August 23, 2021

Money Matters I

Curiously, the first person to explore the mathematical connection between random walks ("Walking Wild I"), Brownian motion ("Quivering Particles I"), and diffusion was not Norbert Wiener but mathematician Louis Bachelier (1870-1946)—a name not widely known in the realm of physical science.

Bachelier's studies, published in 1900 in a doctoral thesis, had nothing to do with the erratic movements of particles suspended in water. Instead, he focused on the apparent random fluctuations of prices of stocks and bonds on the Paris Stock Exchange.

Because of its context, perhaps it's not surprising that physicists and mathematicians ignored or didn't even notice Bachelier's work. Those who did notice tended to dismiss his "theory of speculation" as unimportant.

Mathematician Henri Poincaré (1854-1912), for one, in reviewing Bachelier's thesis, observed that "M. Bachelier has evidenced an original and precise mind [but] the subject is somewhat remote from those our other candidates are in the habit of treating."
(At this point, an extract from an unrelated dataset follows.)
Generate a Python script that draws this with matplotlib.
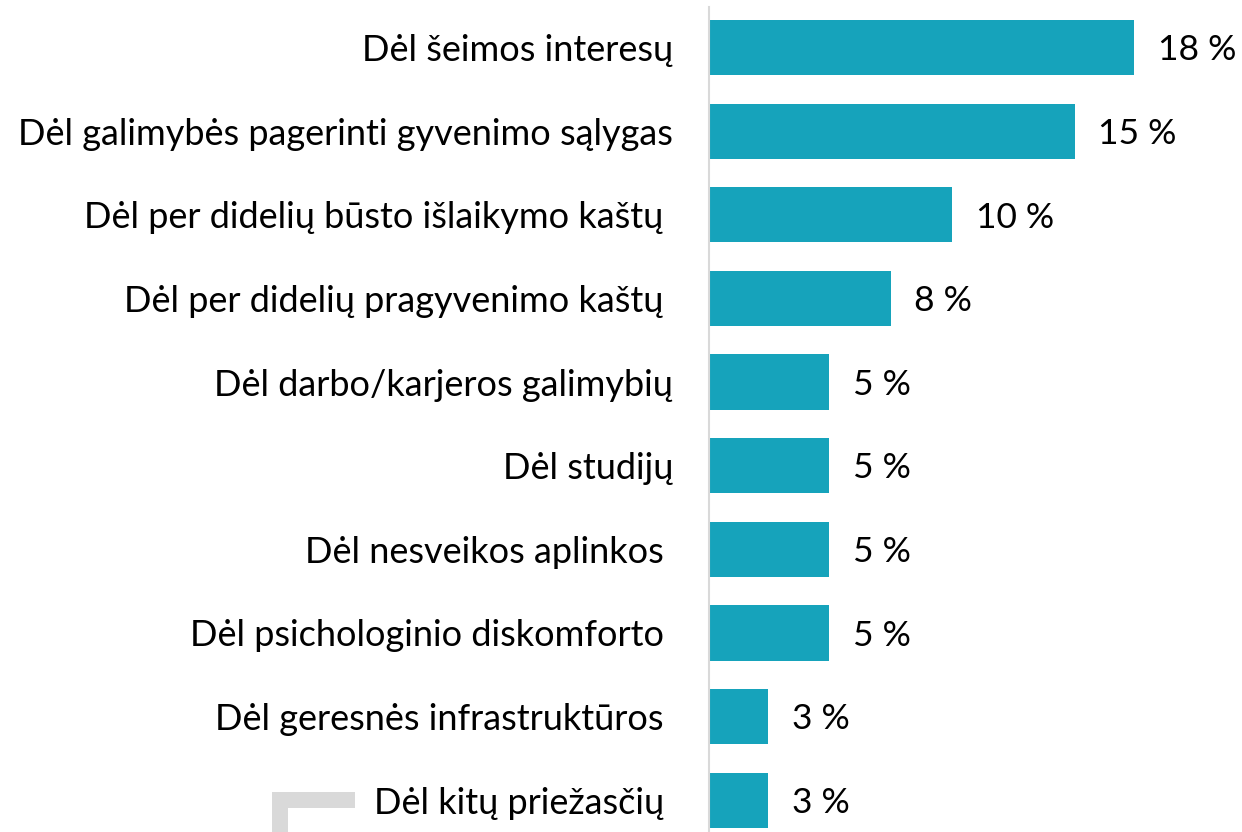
import matplotlib
matplotlib.use('Agg')
import matplotlib.pyplot as plt
from matplotlib.patches import Rectangle

plt.rcParams['font.family'] = ['Lato', 'DejaVu Sans']

# Data
categories = [
    "Dėl šeimos interesų",
    "Dėl galimybės pagerinti gyvenimo sąlygas",
    "Dėl per didelių būsto išlaikymo kaštų ",
    "Dėl per didelių pragyvenimo kaštų ",
    "Dėl darbo/karjeros galimybių",
    "Dėl studijų",
    "Dėl nesveikos aplinkos ",
    "Dėl psichologinio diskomforto ",
    "Dėl geresnės infrastruktūros ",
    "Dėl kitų priežasčių ",
]
values = [18.0, 15.5, 10.3, 7.7, 5.1, 5.1, 5.1, 5.1, 2.5, 2.5]
value_labels = ["18 %", "15 %", "10 %", "8 %", "5 %", "5 %", "5 %", "5 %", "3 %", "3 %"]

bar_color = '#16A3BB'

fig = plt.figure(figsize=(12.42, 8.32), dpi=100)
ax = fig.add_axes([709 / 1242, 0, 1 - 709 / 1242, 1 - 7 / 832])

pos = list(range(len(categories)))
ax.barh(pos, values, height=0.66, color=bar_color)

for p, v, lab in zip(pos, values, value_labels):
    ax.annotate(lab, (v, p), xytext=(17, -2), textcoords='offset points',
                ha='left', va='center', fontsize=25.5, color='black')

ax.set_xlim(0, 22.58)
ax.set_ylim(9.38, -0.485)
ax.set_yticks(pos)
ax.set_yticklabels(categories, fontsize=26)
ax.tick_params(axis='y', length=0, pad=26)
ax.set_xticks([])

for s in ['top', 'right', 'bottom']:
    ax.spines[s].set_visible(False)
ax.spines['left'].set_color('#D9D9D9')
ax.spines['left'].set_linewidth(1.5)

# light gray corner decoration at the bottom left
fig.add_artist(Rectangle((272 / 1242, 0), 16 / 1242, 40 / 832,
                         transform=fig.transFigure, color='#D9D9D9', lw=0))
fig.add_artist(Rectangle((272 / 1242, 24 / 832), 83 / 1242, 16 / 832,
                         transform=fig.transFigure, color='#D9D9D9', lw=0))

fig.savefig('out.png', dpi=100)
Instead of receiving the highest award, mention très honorable, which would have assured Bachelier a job in the academic community, he merited a mere mention honorable for his thesis.

Nonetheless, Bachelier anticipated many of the mathematical discoveries later made by Wiener and others, and he correctly foretold the importance of such ideas in today's financial markets. Bachelier himself believed in the importance of his theory, insisting that "it is evident that the present theory solves the majority of problems in the study of speculation by the calculus of probability."

In examining the role that Brownian motion may play in finance, one place to start is with the link between one-dimensional random walks and gambling.

Imagine a walker starting at position zero at time zero, with coin flips deciding the direction of each step to the left or right. If the track has barriers at its two ends, which swallow up the walker to end the walk, this random process serves as an illuminating model of a famous betting dilemma called the gambler's ruin.

Suppose that Ernie starts $8 and Bert with $11. The two players repeatedly flip a coin. For each head, Bert gives Ernie $1 and for each tail Ernie gives Bert $1. The game ends when either player runs out of money.

Working out the probability that Ernie will win and the probability that Bert will win is equivalent to determining the probability of a walk ending at either barrier of a track that extends eight units in one direction from the origin and eleven units in the other.

In the example given, the probabilities of winning are simply 8/19 for Ernie and 11/19 for Bert (the original capital of each player divided by the total number of dollars held by both players).

Now, what if one barrier is removed and the track in that direction goes to infinity? If the walk continues long enough, it is certain to end at the remaining barrier. Thus, in betting, if Ernie plays against an opponent with an unlimited supply of capital, he will eventually be ruined.

That is certainly bad news for the compulsive gambler, who, even at fair odds, faces an opponent—the entire gambling world—with virtually unlimited funds.

It's possible to plot a player's cumulative total, showing the wins and losses as a line that fluctuates up and down as the number of coin tosses increases (see "Rolls and Flips" and "The Long Run"). For increasingly long sequences of data, the line looks more and more like one-dimensional Brownian motion.


The cumulative results of honest coin tosses serve as a model of a one-dimensional random walk. Heads represents a gain of 1 and tails a loss of 1. Plotting the running total of a sequence of tosses against the number of tosses generates a fluctuating curve. As the number of tosses increases, the plots become increasingly erratic and the line appears to jiggle, much like the track of a tiny particle suspended in a liquid and undergoing Brownian motion.

To Bachelier, it also resembled the day-to-day variations in bond prices, which suggests that the market has a strongly random character. Probability, he concluded, could diffuse in the same manner as heat.